Python3[爬蟲實戰] scrapy爬取汽車之家全站連結存json檔案

阿新 • • 發佈：2019-01-18

昨晚晚上一不小心學習了崔慶才，崔大神的部落格，試著嘗試一下爬取一個網站的全部內容，福利吧網站現在已經找不到了，然後一不小心逛到了汽車之家 (http://www.autohome.com.cn/beijing/)

很喜歡這個網站，女人都喜歡車，更何況男人呢。（捂臉）

說一下思路：
1 . 使用CrawlSpider 這個spider，
2. 使用Rule
上面這兩個配合使用可以起到爬取全站的作用

3. 使用LinkExtractor  配合Rule可以進行url規則的匹配
4. FormRequest  這是scrapy 登陸使用的一個包

注意：這裡進行全站的爬取只是單純的把以 .html

的url進行列印，儲存到json檔案，

這裡我們還可以繼續往下深入的，進行url下的內容提取。

說一下提取的思路：這裡我們可以隨便找一個url下的內容，然後找到想要提取到的內容，進行xpath提取，

xpath 的一般提取規則：選中想要提取內容的那一行，然後右鍵copy --> copy xpath  就可以啦，這裡老司機說是最好用chrom瀏覽器的xpath，火狐可能有時候提取不到想要的元素，

xpath提取的簡單並且常用的規則：

//*[@id=”post_content”]/p[1]

意思是：在根節點下面的有一個id為post_content的標籤裡面的第一個p標籤（p[1 
]）

如果你需要提取的是這個標籤的文字你需要在後面加點東西變成下面這樣：

//*[@id=”post_content”]/p[1]/text()

後面加上text()標籤就是提取文字

如果要提取標籤裡面的屬性就把text()換成@屬性比如：

//*[@id=”post_content”]/p[1]/@src

So Easy！
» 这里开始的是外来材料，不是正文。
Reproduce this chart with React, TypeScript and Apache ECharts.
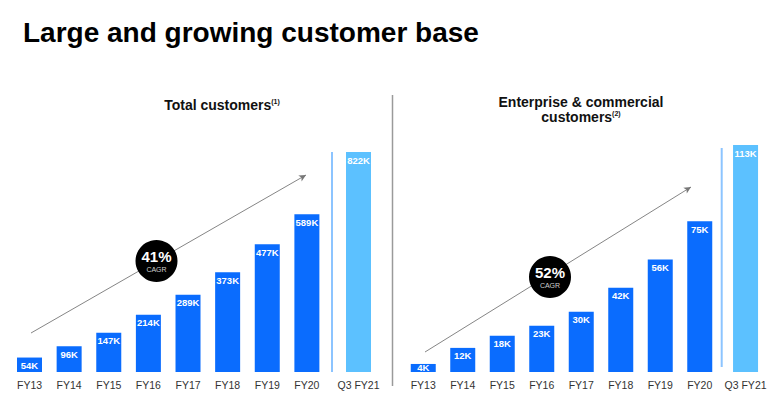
import React, { useEffect, useRef } from "react";
import * as echarts from "echarts";

const fyCategories = ["FY13", "FY14", "FY15", "FY16", "FY17", "FY18", "FY19", "FY20"];
const latestCategory = ["Q3 FY21"];
const totalValues = [54, 96, 147, 214, 289, 373, 477, 589];
const totalLatest = [822];
const enterpriseValues = [4, 12, 18, 23, 30, 42, 56, 75];
const enterpriseLatest = [113];
const totalCagr = "41%";
const enterpriseCagr = "52%";

const BLUE = "#0A6CFE";
const LIGHT = "#5CC1FF";
const FONT = "'Liberation Sans', Arial, Helvetica, sans-serif";

export default function App() {
  const ref = useRef<HTMLDivElement>(null);
  useEffect(() => {
    if (!ref.current) return;
    const chart = echarts.init(ref.current, undefined, { renderer: "svg" });
    const totalMax = Math.max(...totalValues, ...totalLatest);
    const entMax = Math.max(...enterpriseValues, ...enterpriseLatest);

    const catAxis = (gridIndex: number, data: string[]) => ({
      type: "category",
      gridIndex,
      data,
      axisLine: { show: false },
      axisTick: { show: false },
      axisLabel: { color: "#333", fontSize: 10.5, fontFamily: FONT, margin: 7 },
    });
    const valAxis = (gridIndex: number, max: number) => ({
      type: "value",
      gridIndex,
      min: 0,
      max,
      show: false,
      splitLine: { show: false },
    });
    const barLabel = {
      show: true,
      position: "insideTop",
      distance: 3,
      color: "#fff",
      fontSize: 9.5,
      fontWeight: "bold",
      fontFamily: FONT,
      formatter: (p: any) => `${p.value}K`,
    };
    const bars = (idx: number, data: number[], max: number, color: string, markLine?: any) => ({
      type: "bar",
      xAxisIndex: idx,
      yAxisIndex: idx,
      data: data.map((v) =>
        v / max < 0.06 ? { value: v, label: { position: "inside", distance: 0 } } : v
      ),
      barWidth: 25,
      itemStyle: { color },
      label: barLabel,
      markLine,
    });
    const arrow = (x1: number, y1: number, x2: number, y2: number) => ({
      silent: true,
      symbol: ["none", "arrow"],
      symbolSize: [5, 7],
      label: { show: false },
      lineStyle: { color: "#777", width: 0.9, type: "solid" },
      data: [[{ x: x1, y: y1 }, { x: x2, y: y2 }]],
    });
    const badge = (cx: number, cy: number, pct: string) => [
      { type: "circle", shape: { cx, cy, r: 21 }, style: { fill: "#000" }, z: 10 },
      {
        type: "text",
        x: cx,
        y: cy - 5,
        z: 11,
        style: { text: pct, fill: "#fff", font: `bold 15px ${FONT}`, align: "center", verticalAlign: "middle" },
      },
      {
        type: "text",
        x: cx,
        y: cy + 8,
        z: 11,
        style: { text: "CAGR", fill: "#cfcfcf", font: `7px ${FONT}`, align: "center", verticalAlign: "middle" },
      },
    ];
    const titleRich = {
      a: { fontSize: 14, fontWeight: "bold", fontFamily: FONT, fill: "#111" },
      s: { fontSize: 7, fontWeight: "bold", fontFamily: FONT, fill: "#111", verticalAlign: "top" },
    };

    chart.setOption({
      animation: false,
      backgroundColor: "#fff",
      grid: [
        { left: 9.7, width: 317, top: 152, bottom: 26 },
        { left: 338.7, width: 39.6, top: 152, bottom: 26 },
        { left: 403.5, width: 316, top: 145, bottom: 26 },
        { left: 725.8, width: 39.5, top: 145, bottom: 26 },
      ],
      xAxis: [
        catAxis(0, fyCategories),
        catAxis(1, latestCategory),
        catAxis(2, fyCategories),
        catAxis(3, latestCategory),
      ],
      yAxis: [valAxis(0, totalMax), valAxis(1, totalMax), valAxis(2, entMax), valAxis(3, entMax)],
      series: [
        bars(0, totalValues, totalMax, BLUE, arrow(31, 333, 306, 175)),
        bars(1, totalLatest, totalMax, LIGHT),
        bars(2, enterpriseValues, entMax, BLUE, arrow(425, 352, 691, 187)),
        bars(3, enterpriseLatest, entMax, LIGHT),
      ],
      graphic: [
        {
          type: "text",
          x: 23,
          y: 32,
          style: {
            text: "Large and growing customer base",
            fill: "#000",
            font: `bold 28px ${FONT}`,
            verticalAlign: "middle",
          },
        },
        {
          type: "text",
          x: 222,
          y: 105,
          style: { text: "{a|Total customers}{s|(1)}", rich: titleRich, align: "center", verticalAlign: "middle" },
        },
        {
          type: "text",
          x: 581,
          y: 102,
          style: { text: "{a|Enterprise & commercial}", rich: titleRich, align: "center", verticalAlign: "middle" },
        },
        {
          type: "text",
          x: 581,
          y: 116.5,
          style: { text: "{a|customers}{s|(2)}", rich: titleRich, align: "center", verticalAlign: "middle" },
        },
        {
          type: "line",
          shape: { x1: 392.5, y1: 95, x2: 392.5, y2: 386 },
          style: { stroke: "#9a9a9a", lineWidth: 1.5 },
        },
        {
          type: "line",
          shape: { x1: 332, y1: 152, x2: 332, y2: 372 },
          style: { stroke: "#8CC4FF", lineWidth: 2 },
        },
        {
          type: "line",
          shape: { x1: 721.7, y1: 148, x2: 721.7, y2: 367 },
          style: { stroke: "#8CC4FF", lineWidth: 2 },
        },
        ...badge(156.5, 261, totalCagr),
        ...badge(550, 277, enterpriseCagr),
      ],
    });
    return () => chart.dispose();
  }, []);
  return (
    <div
      ref={ref}
      style={{ position: "fixed", left: 0, top: 0, width: 773, height: 398, background: "#fff" }}
    />
  );
}
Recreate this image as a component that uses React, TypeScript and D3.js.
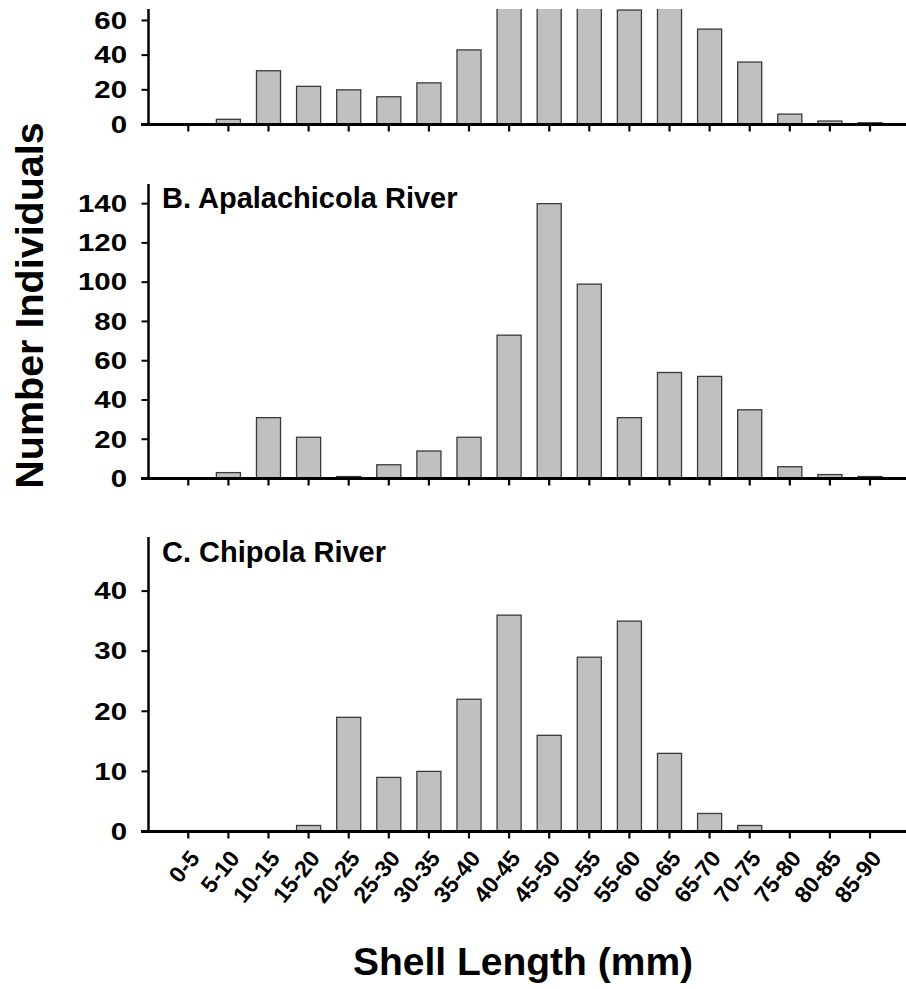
import React from "react";
import * as d3 from "d3";

const categories = ["0-5","5-10","10-15","15-20","20-25","25-30","30-35","35-40","40-45","45-50","50-55","55-60","60-65","65-70","70-75","75-80","80-85","85-90"];
const panelAValues = [0,3,31,22,20,16,24,43,109,156,128,66,67,55,36,6,2,1];
const apalachicolaValues = [0,3,31,21,1,7,14,21,73,140,99,31,54,52,35,6,2,1];
const chipolaValues = [0,0,0,1,19,9,10,22,36,16,29,35,13,3,1,0,0,0];
const panelATicks = [0,20,40,60];
const panelBTicks = [0,20,40,60,80,100,120,140];
const panelCTicks = [0,10,20,30,40];

const FONT = "'Liberation Sans', Arial, Helvetica, sans-serif";
const W = 906, H = 989;
const axisX = 148.5;

const x = d3.scaleBand<string>()
  .domain(categories)
  .range([168.25, 890.05])
  .paddingInner(0.4)
  .paddingOuter(0.2);

type PanelProps = {
  id: string;
  values: number[];
  ticks: number[];
  yMax: number;
  base: number;
  top: number;
  title?: string;
  titleY?: number;
  showLabels?: boolean;
};

function Panel({ id, values, ticks, yMax, base, top, title, titleY, showLabels }: PanelProps) {
  const y = d3.scaleLinear().domain([0, yMax]).range([base, top]);
  return (
    <g>
      <defs>
        <clipPath id={id}>
          <rect x={0} y={top} width={W} height={base - top + 2} />
        </clipPath>
      </defs>
      <g clipPath={`url(#${id})`}>
        {values.map((v, i) => {
          const bx = x(categories[i])!;
          const yTop = y(v);
          const h = base - yTop;
          if (v <= 0) return null;
          return (
            <rect key={i} x={bx} y={yTop} width={x.bandwidth()} height={h}
              fill="#c0c0c0" stroke="#3a3a3a" strokeWidth={1.3} />
          );
        })}
      </g>
      {/* y axis */}
      <line x1={axisX} x2={axisX} y1={top} y2={base} stroke="#000" strokeWidth={2.5} />
      {ticks.map((t) => (
        <g key={t}>
          <line x1={axisX - 7} x2={axisX} y1={y(t)} y2={y(t)} stroke="#000" strokeWidth={2} />
          <text transform={`translate(127,${y(t)}) scale(1.28,1)`} dy="0.36em" textAnchor="end" fontFamily={FONT}
            fontWeight="bold" fontSize={23} fill="#000">{t}</text>
        </g>
      ))}
      {/* x axis */}
      <line x1={141} x2={W} y1={base} y2={base} stroke="#000" strokeWidth={2.8} />
      {categories.map((c) => {
        const cx = x(c)! + x.bandwidth() / 2;
        return (
          <g key={c}>
            <line x1={cx} x2={cx} y1={base} y2={base + 7} stroke="#000" strokeWidth={2.2} />
            {showLabels && (
              <text transform={`translate(${cx + 6},${base + 22}) rotate(-51)`} dy="0.36em" textAnchor="end"
                fontFamily={FONT} fontWeight="bold" fontSize={23} fill="#000">{c}</text>
            )}
          </g>
        );
      })}
      {title && (
        <text x={162} y={titleY} fontFamily={FONT} fontWeight="bold" fontSize={29} fill="#000">{title}</text>
      )}
    </g>
  );
}

export default function App() {
  return (
    <svg width={W} height={H} style={{ position: "absolute", left: 0, top: 0, background: "#fff" }}
      xmlns="http://www.w3.org/2000/svg">
      <rect x={0} y={0} width={W} height={H} fill="#fff" />
      <Panel id="clipA" values={panelAValues} ticks={panelATicks} yMax={66.6} base={124.5} top={9} />
      <Panel id="clipB" values={apalachicolaValues} ticks={panelBTicks} yMax={150} base={478.5} top={184}
        title="B. Apalachicola River" titleY={208} />
      <Panel id="clipC" values={chipolaValues} ticks={panelCTicks} yMax={49} base={831.5} top={537}
        title="C. Chipola River" titleY={562} showLabels />
      <text transform="translate(43,305.5) rotate(-90)" textAnchor="middle" fontFamily={FONT}
        fontWeight="bold" fontSize={39.5} fill="#000">Number Individuals</text>
      <text x={523} y={975} textAnchor="middle" fontFamily={FONT}
        fontWeight="bold" fontSize={39} fill="#000">Shell Length (mm)</text>
    </svg>
  );
}
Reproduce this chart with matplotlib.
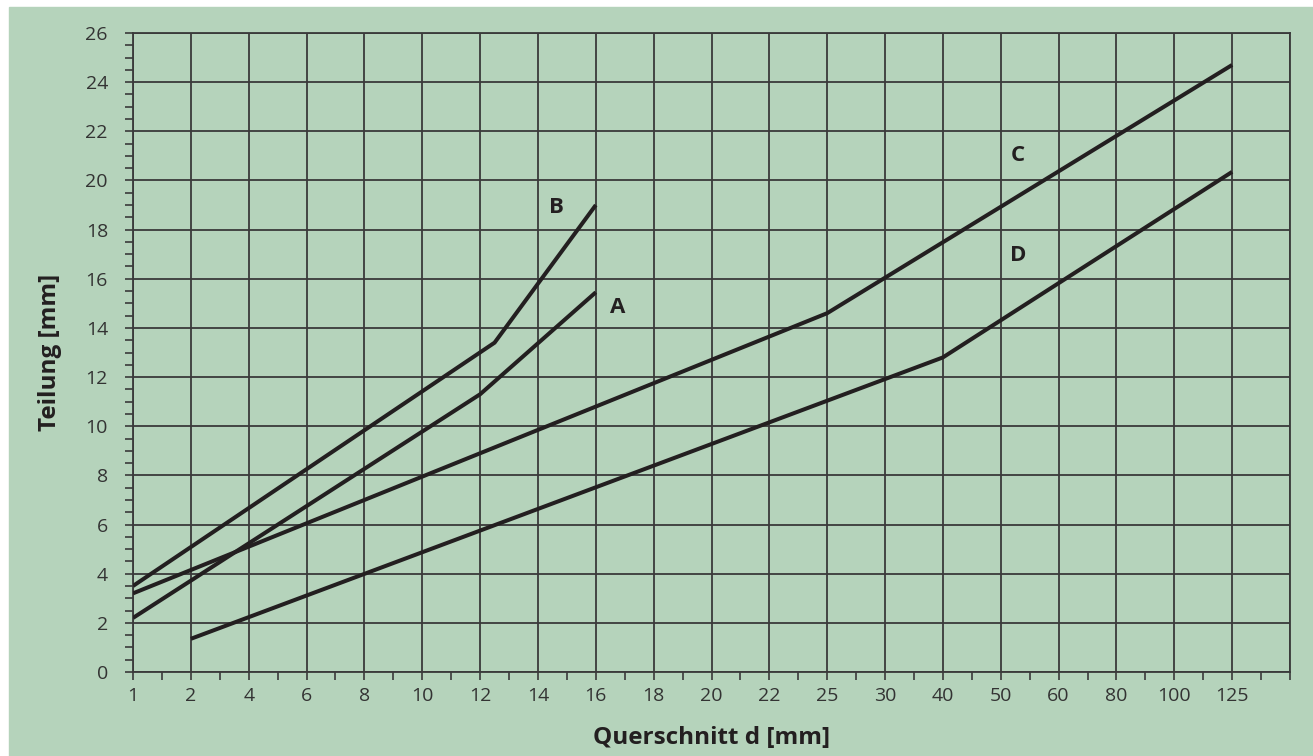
import numpy as np
import matplotlib
matplotlib.use("Agg")
import matplotlib.pyplot as plt
from matplotlib.patches import Rectangle
from matplotlib.ticker import MultipleLocator

plt.rcParams["font.family"] = ["Open Sans", "DejaVu Sans"]

# x axis is not linear: each listed cross-section gets one equal grid step
d_ticks = [1, 2, 4, 6, 8, 10, 12, 14, 16, 18, 20, 22, 25, 30, 40, 50, 60, 80, 100, 125]

# curves: cross-section d [mm] -> pitch [mm]
a_d = [1, 12, 16]
a_t = [2.2, 11.3, 15.45]
b_d = [1, 12.5, 16]
b_t = [3.5, 13.4, 19.0]
c_d = [1, 25, 125]
c_t = [3.2, 14.6, 24.7]
d_d = [2, 40, 125]
d_t = [1.35, 12.8, 20.35]

GREEN = "#b5d3bb"
INK = "#231f20"
GRID = "#3a3a3a"

pos = np.arange(len(d_ticks))


def to_pos(d):
    return np.interp(d, d_ticks, pos)


fig = plt.figure(figsize=(13.13, 7.56), dpi=100, facecolor="white")
bg = Rectangle((9 / 1313, 0), 1 - 9 / 1313, 1 - 7 / 756,
               transform=fig.transFigure, color=GREEN, zorder=-10)
fig.add_artist(bg)
ax = fig.add_axes([133 / 1313, 1 - 672 / 756, (1290 - 133) / 1313, (672 - 33) / 756])
ax.set_zorder(1)
ax.set_facecolor(GREEN)

for xs, ys in [(a_d, a_t), (b_d, b_t), (c_d, c_t), (d_d, d_t)]:
    ax.plot(to_pos(xs), ys, color=INK, lw=2.9, solid_capstyle="butt",
            solid_joinstyle="miter", zorder=3)

for txt, x, y in [("B", 7.32, 18.9), ("A", 8.37, 14.85), ("C", 15.3, 21.0), ("D", 15.31, 16.95)]:
    ax.text(x, y, txt, ha="center", va="center", fontsize=16, fontweight="bold",
            color=INK, zorder=4)

ax.set_xlim(0, 20)
ax.set_ylim(0, 26)
ax.set_xticks(np.arange(0, 21))
ax.set_xticklabels([str(v) for v in d_ticks] + [""])
ax.xaxis.set_minor_locator(MultipleLocator(0.5))
ax.yaxis.set_major_locator(MultipleLocator(2))
ax.yaxis.set_minor_locator(MultipleLocator(0.5))

ax.grid(True, which="major", color=GRID, lw=1.3, zorder=1)
ax.set_axisbelow(True)
for s in ax.spines.values():
    s.set_color(GRID)
    s.set_linewidth(1.3)

ax.tick_params(which="both", direction="out", length=6, width=1.2, color=GRID)
ax.tick_params(which="major", labelsize=14, labelcolor="#333333")
ax.tick_params(axis="x", which="major", pad=5)
ax.tick_params(axis="y", which="major", pad=12)

ax.set_xlabel("Querschnitt d [mm]", fontsize=17.5, fontweight="bold", color=INK, labelpad=15)
ax.set_ylabel("Teilung [mm]", fontsize=17.5, fontweight="bold", color=INK, labelpad=17)

fig.savefig("out.png", dpi=100, facecolor=fig.get_facecolor())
XPath提取完畢！來看看怎麼用的！那就更簡單了！！！！

response.xpath(‘你Copy的XPath’).extract()[‘要取第幾個值’]

注意XPath提取出來的預設是List。

上面就是簡單的提取規則，是不是很容易懂，我覺著也是，比之前學的容易懂多了，可能我現在還是個小白吧。哈哈哈。

附錄一下：

關於imgurl那個XPath：

你先隨便找一找圖片的地址Copy XPath類似得到這樣的：

//*[@id=”post_content”]/p[2]/img

你瞅瞅網頁會發現每一個有幾張圖片 每張地址都在一個p標籤下的img標籤的src屬性中

把這個2去掉變成：

//*[@id=”post_content”]/p/img

就變成了所有p標籤下的img標籤了！加上 /@src 後所有圖片就獲取到啦！（不加[0]是因為我們要所有的地址、加了 就只能獲取一個了！）

關於XPath更多的用法與功能詳解，建議大家去看看w3cschool

看來我確實沒有怎麼看w3c啊。還是抓個時間去看一下比較好，畢竟是基礎嘛。

大概：廢話就這麼多，我真是個話癆，感覺。

貼上程式碼片吧，裡面的內容註釋都很詳細。

步驟1：

spider裡面的檔案

# -*- coding: utf-8 -*-
# @Time    : 2017/8/27 0:43
# @Author  : 蛇崽
# @Email   : [email protected]  （主要進行全站爬取的練習）
# @File    : LongXunDaoHangSpider.py 

# crawlspider,rule配合使用可以起到遍歷全站的作用，request為請求的介面
from scrapy.spider import CrawlSpider,Rule,Request

# 配合使用Rule進行url規則匹配
from scrapy.linkextractors import LinkExtractor

# scrapy 中用作登陸使用的一個包
from scrapy import FormRequest
from allNet.items import LongXunDaoHang

class longxunDaoHang(CrawlSpider):

    name = 'longxun'

    allowed_domains = ['autohome.com.cn']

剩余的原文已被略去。